No, this isn't "Romeo and Juliet." It's two careless people who somehow fall in love in spite of each other and then convince themselves they can get away with murder.

The results are less than spectacular.

This story is bare-knuckled, unflinchingly masculine, and briskly told in 116 pages. Frank Chambers himself narrates, peppering the narrative with 1930s colloquialisms and a drifter's outlook.

It's as American as a motorcycle cop on a California highway.

I should also state for the record, both movie versions of this book were terribly miscast.

Rating: 4 stars
Summary: Intense and absorbing
Review: This is a book that never gives you a chance to catch your breath. More happens in 116 pages in this book than in most 500-page novels that I have read. James Cain doesn't mess around with flowery prose or deep narrative insights into the characters or the period or anything else. His writing is strictly minimalist, and that gives this book its raw, gritty feeling. You don't learn much about what's going on from some detached, third-person narrator. Instead, you get up close and personal with the characters themselves, who are all complex and fascinating.

Much of this book is dialog, often extending for pages without even a "he said" or "she said" interspersed between lines. Cain has a real gift for getting at the heart of his characters through dialog. The voices of the characters are so expressive that you really don't need much narration to get a good sense of what these people are all about.

At the heart of this story is an illicit love affair and a murder. There is an uncomfortable tension throughout the book, so strong that I wanted to put the book down at times to wipe the sweat off my forehead and let my pulse return to a normal rate.


Rating: 5 stars
Summary: Despair and degradation as art
Review: This is a book you read once and can't stop thinking about. It's what I call a 'blue book', one that is soulful and strangely mellow. It actually makes me feel like I'm underneath a very shady tree on a sunny day. Reason being that the light is very blue green, so a 'blue' book.

Before I try to make sense of this, let's continue.

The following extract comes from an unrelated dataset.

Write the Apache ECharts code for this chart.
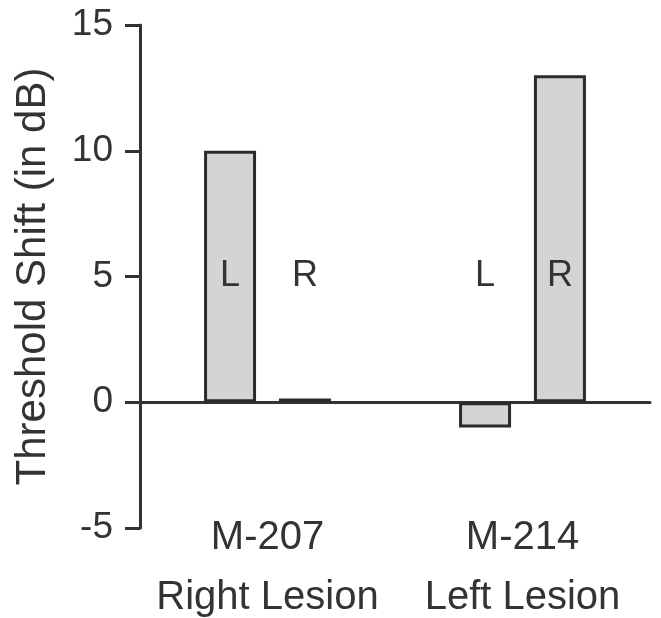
<!DOCTYPE html>
<html>
<head>
<meta charset="UTF-8">
<title>Threshold Shift</title>
<script type="text/javascript" src="https://cdn.jsdelivr.net/npm/echarts@6/dist/echarts.min.js"></script>
<style>
  html, body { margin: 0; padding: 0; background: #fff; }
</style>
</head>

<body>
    <div id="main" style="width: 661px;height:618px;"></div>
    <script type="text/javascript">
    // data
    var categories = ['M-207\nRight Lesion', 'M-214\nLeft Lesion'];
    var leftEar = [10, -1];
    var rightEar = [0.15, 13];
    var letterLevel = [5, 5]; // where the L / R letters sit
    var yTicks = { min: -5, max: 15, step: 5 };

    var ink = '#333';
    var font = 'Liberation Sans, Arial, Helvetica, sans-serif';

    var myChart = echarts.init(document.getElementById('main'));

    var barStyle = {
        color: '#d4d4d4',
        borderColor: '#2b2b2b',
        borderWidth: 3
    };

    function letterSeries(txt) {
        return {
            type: 'bar',
            xAxisIndex: 1,
            barWidth: 52,
            barGap: '44%',
            silent: true,
            data: letterLevel,
            itemStyle: { color: 'rgba(0,0,0,0)' },
            label: {
                show: true,
                position: ['50%', 0],
                align: 'center',
                verticalAlign: 'middle',
                formatter: txt,
                fontFamily: font,
                fontSize: 36,
                color: ink
            },
            z: 5
        };
    }

    var option = {
        animation: false,
        grid: { left: 140, right: 11, top: 25, bottom: 90, containLabel: false, outerBoundsMode: 'none' },
        xAxis: [{
            type: 'category',
            data: categories,
            axisLine: { onZero: true, lineStyle: { color: ink, width: 3 } },
            axisTick: { show: false },
            axisLabel: { show: false },
            splitLine: { show: false }
        }, {
            type: 'category',
            data: categories,
            position: 'bottom',
            axisLine: { show: false, onZero: false },
            axisTick: { show: false },
            splitLine: { show: false },
            axisLabel: {
                interval: 0,
                hideOverlap: false,
                margin: -20,
                fontFamily: font,
                fontSize: 40,
                lineHeight: 60,
                color: ink
            }
        }],
        yAxis: {
            type: 'value',
            min: yTicks.min,
            max: yTicks.max,
            interval: yTicks.step,
            name: 'Threshold Shift (in dB)',
            nameLocation: 'middle',
            nameGap: 86,
            nameTextStyle: {
                fontFamily: font,
                fontSize: 42,
                color: ink
            },
            axisLine: { show: true, lineStyle: { color: ink, width: 3 } },
            axisTick: { show: true, length: 15, lineStyle: { color: ink, width: 3 } },
            axisLabel: { margin: 27, fontFamily: font, fontSize: 37, color: ink },
            splitLine: { show: false }
        },
        series: [{
            name: 'L',
            type: 'bar',
            xAxisIndex: 0,
            barWidth: 52,
            barGap: '44%',
            data: leftEar,
            itemStyle: barStyle
        }, {
            name: 'R',
            type: 'bar',
            xAxisIndex: 0,
            barWidth: 52,
            barGap: '44%',
            data: rightEar,
            itemStyle: barStyle
        },
        letterSeries('L'),
        letterSeries('R')]
    };

    myChart.setOption(option);
    </script>
</body>
</html>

Frank Chambers is a young drifter who rolls into town, goes to work in a diner for Nick, a tough Greek, falls for Nick's young wife Cora, then decides, with Cora's help, to murder Nick and take over the restaurant. What should be simple becomes more complex. The first murder attempt fails, the second one is successful but easy to see through. With the help of a very smart and very crooked lawyer, both Frank and Cora are soon free. That, really, is where the problems start.

Frank and Cora love and hate each other fiercely, speaking with remarkably accurate, real dialogue. Cain doesn't even attribute his dialogue, so pay close attention to who's speaking. The book is mostly just people talking, in very real language, full of slang and fragmented sentences. It's like listening to a REALLY interesting conversation.

Frank and Cora are two very small, unremarkable, inconsequential people caught up in something too big for them to understand. They mistake happiness and hope for lust, hate, anger and even apathy. And just when things look alright, one little, honest accident washes it all away. This book shows us how fragile everything is, or at least how fragile it can be. That's what elevates this to the level of tragedy. This is something to live with and dwell upon, something you can never quite shake off, no matter how hard you try.